Advice wanted on garbage collection of sockets for c++ programmer using D
Moritz Maxeiner via Digitalmars-d-learn
digitalmars-d-learn at puremagic.com
Wed Jun 28 06:23:22 PDT 2017
On Wednesday, 28 June 2017 at 12:33:24 UTC, Guillaume Piolat
wrote:
> On Wednesday, 28 June 2017 at 11:34:17 UTC, Moritz Maxeiner
> wrote:
>> Requirement: Do not allocate using the GC
>> Option 1) Use structs with `@disable this`, `@disable
>> this(this)`, and a destructor that checks whether the resource
>> reference is != invalid resource reference before trying to
>> release.
>> Option 2) Use classes with simple constructor/destructor
>> layout.
>> If you want to integrate a check that the requirement holds
>> (with either class or struct), put `if (gc_inFinalizer) throw
>> SomeError` into the class/struct destructor
>
> I don't get it.
You asked for a "_simple_ story about resource release" and the
above two options provide that IMHO.
> It's completely possible to use the full power of GC and be
> deterministic.
Sure, but it's not "simple". With D's GC as the memory allocator
you can currently have
(1) non-deterministic memory management and non-deterministic
object lifetimes:
Use `new` or
`std.experimental.allocator.make!(std.experimental.allocator.gc_allocator.GCAllocator)` for allocation&construction.
The GC will finalize objects with no pointers to them
non-deterministically and deallocate the memory after their
respective finalization.
(2) non-deterministic memory management and deterministic object
lifetimes:
Construct the objects as with (1), but destruct them by
calling `destroy` on them outside of a collection cycle (i.e.
when they, and all their members are still considered "live" by
the GC).
The GC will collect the memory non-deterministically after
there are no more pointers to it.
Warning: You are responsible for ensuring that the GC will
never see an undestroyed object in the collection cycle, because
it might try to finalize (call its `~this`) it.
You can protect yourself against such finalization
attempts by putting `if (gc_inFinalizer) throw Error("Bug!
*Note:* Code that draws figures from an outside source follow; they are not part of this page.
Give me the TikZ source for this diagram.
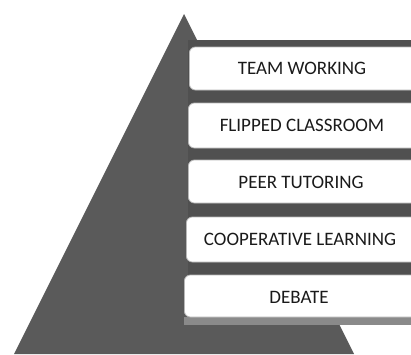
\documentclass[tikz,border=0pt]{standalone}
\usepackage{fontspec}
\setmainfont{Carlito}
\definecolor{tri}{HTML}{5A5A5A}
\definecolor{band}{HTML}{505050}
\definecolor{lowband}{HTML}{8A8A8A}
\definecolor{boxline}{HTML}{B8B8B8}
\definecolor{txt}{HTML}{1A1A1A}
\begin{document}
\begin{tikzpicture}[x=1pt,y=1pt,
  stepbox/.style={draw=boxline, line width=0.8pt, fill=white, rounded corners=6pt,
    minimum width=260pt, inner sep=0pt},
  steptext/.style={inner sep=0pt, font=\fontsize{19}{22}\selectfont, text=txt}]
\clip (0,0) rectangle (411,-354);
\fill[white] (0,0) rectangle (411,-354);
% pyramid
\fill[tri] (184,-14) -- (354,-354) -- (14,-354) -- cycle;
% shadow band behind the boxes
\fill[band] (188,-40) rectangle (420,-318);
\fill[lowband] (184,-317) rectangle (420,-325);
% boxes (they run on past the right edge)
\node[stepbox, minimum height=43pt, anchor=west] (b1) at (189,-68.5) {};
\node[stepbox, minimum height=45pt, anchor=west] (b2) at (188,-125.5) {};
\node[stepbox, minimum height=43pt, anchor=west] (b3) at (188,-181.5) {};
\node[stepbox, minimum height=45pt, anchor=west] (b4) at (186,-239.5) {};
\node[stepbox, minimum height=42pt, anchor=west] (b5) at (184,-296) {};
% labels
\node[steptext] (t1) at (302,-68) {TEAM WORKING};
\node[steptext] (t2) at (302,-125) {FLIPPED CLASSROOM};
\node[steptext] (t3) at (301,-182) {PEER TUTORING};
\node[steptext] (t4) at (300,-239) {COOPERATIVE LEARNING};
\node[steptext] (t5) at (299,-297) {DEBATE};
\end{tikzpicture}
\end{document}
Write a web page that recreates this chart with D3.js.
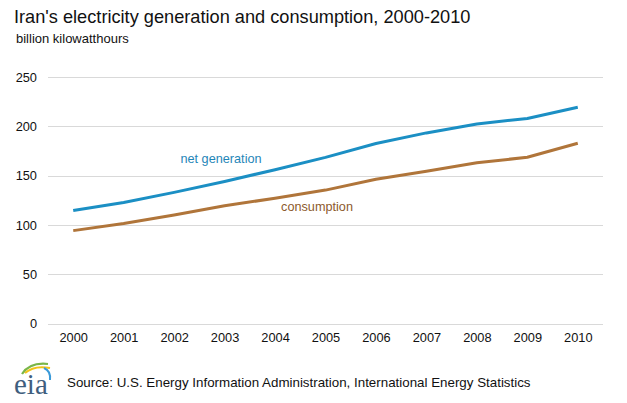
<!DOCTYPE html>
<html><head><meta charset="utf-8">
<script src="https://cdn.jsdelivr.net/npm/d3@7"></script>
<style>
html,body{margin:0;padding:0;background:#fff;}
svg{display:block;font-family:"Liberation Sans",Arial,sans-serif;}
</style></head>
<body><svg id="c" width="627" height="403"></svg>
<script>
const years = ["2000","2001","2002","2003","2004","2005","2006","2007","2008","2009","2010"];
const netGeneration = [114.5, 122.8, 133, 144, 156, 168.5, 182.5, 193.3, 202.3, 208, 219.3];
const consumption = [94.2, 101.5, 110, 119.5, 127, 135.3, 146.3, 154.5, 163, 168.6, 182.8];
const yTicks = [0, 50, 100, 150, 200, 250];

const svg = d3.select("#c");
const x = d3.scalePoint().domain(years).range([48, 603]).padding(0.5);
const y = d3.scaleLinear().domain([0, 250]).range([323.5, 77]);

// gridlines
svg.append("g").selectAll("line").data(yTicks).join("line")
  .attr("x1", 48).attr("x2", 603)
  .attr("y1", d => Math.round(y(d)) + 0.5).attr("y2", d => Math.round(y(d)) + 0.5)
  .attr("stroke", "#d9d9d9").attr("stroke-width", 1);

// y axis labels
const yAxis = d3.axisLeft(y).tickValues(yTicks).tickSize(0).tickPadding(0);
const gy = svg.append("g").attr("transform", "translate(37,0)").call(yAxis);
gy.select(".domain").remove();
gy.selectAll("text").attr("font-size", 12.8).attr("fill", "#111").attr("font-family", "Liberation Sans, Arial, sans-serif");

// x axis labels
const xAxis = d3.axisBottom(x).tickSize(0).tickPadding(0);
const gx = svg.append("g").attr("transform", "translate(0,333)").call(xAxis);
gx.select(".domain").remove();
gx.selectAll("text").attr("font-size", 12.8).attr("fill", "#111").attr("font-family", "Liberation Sans, Arial, sans-serif");

const line = d3.line().x((d, i) => x(years[i])).y(d => y(d));
svg.append("path").datum(consumption).attr("d", line)
  .attr("fill", "none").attr("stroke", "#b0753a").attr("stroke-width", 3).attr("stroke-linejoin", "round");
svg.append("path").datum(netGeneration).attr("d", line)
  .attr("fill", "none").attr("stroke", "#1b8fc4").attr("stroke-width", 3).attr("stroke-linejoin", "round");

svg.append("text").attr("x", 221).attr("y", 163).attr("text-anchor", "middle")
  .attr("font-size", 12.7).attr("fill", "#1f86b8").text("net generation");
svg.append("text").attr("x", 317).attr("y", 211).attr("text-anchor", "middle")
  .attr("font-size", 12.7).attr("fill", "#8c5a2c").text("consumption");

// title
svg.append("text").attr("x", 14).attr("y", 23).attr("font-size", 18.2).attr("fill", "#111")
  .text("Iran's electricity generation and consumption, 2000-2010");
svg.append("text").attr("x", 16).attr("y", 43).attr("font-size", 13).attr("fill", "#111")
  .text("billion kilowatthours");

// source
svg.append("text").attr("x", 67).attr("y", 387).attr("font-size", 13.35).attr("fill", "#111")
  .text("Source: U.S. Energy Information Administration, International  Energy Statistics");

// eia logo
const logo = svg.append("g");
logo.append("path").attr("d", "M22,374 Q30,362 48,364").attr("fill", "none").attr("stroke", "#7ab648").attr("stroke-width", 2.2);
logo.append("path").attr("d", "M25,373 Q34,365 50,368").attr("fill", "none").attr("stroke", "#f2c318").attr("stroke-width", 2);
logo.append("path").attr("d", "M44,368 Q51,371 50,380").attr("fill", "none").attr("stroke", "#3a9ad9").attr("stroke-width", 2);
logo.append("text").attr("x", 14).attr("y", 394).attr("font-family", "Liberation Serif, Times New Roman, serif")
  .attr("font-size", 29).attr("fill", "#3f5e7e").text("eia");
</script></body></html>
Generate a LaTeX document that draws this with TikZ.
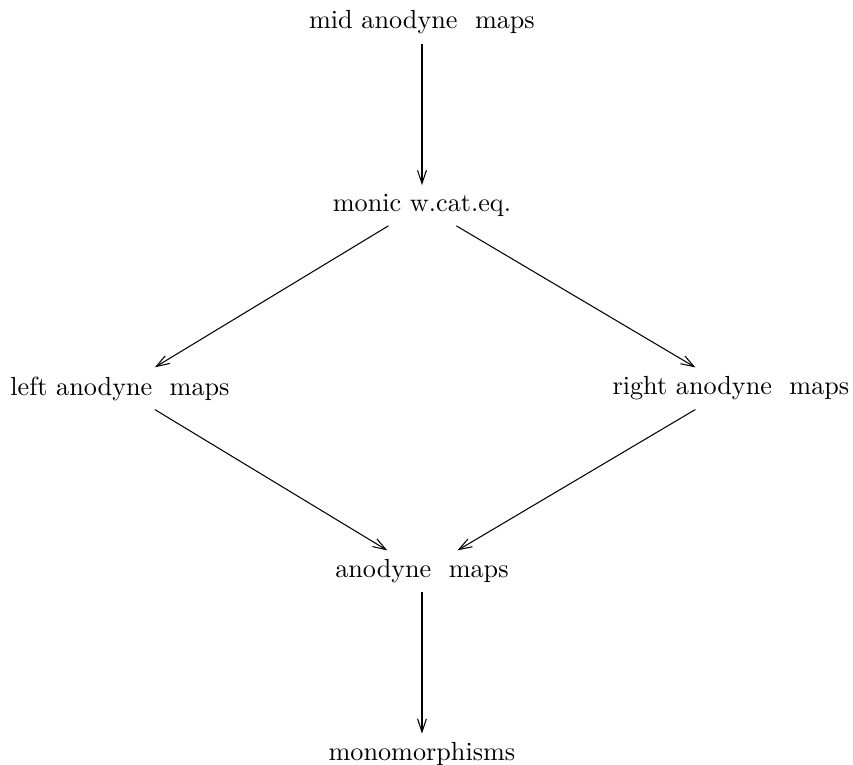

I
forgot to destruct!")` in the objects' respective destructors.
(3) deterministic memory management and deterministic object
lifetimes:
Construct the objects as with (1), but destruct&deallocate
them by calling
`std.experimental.allocator.dispose!(std.experimental.allocator.gc_allocator.GCAllocator)`on them outside of a collection cycle.
The GC will not do anything for those objects.
Same warning as (2) applies.
> I'm out of this very _confused_ discussion.
I'm honestly not sure what's confusing about it.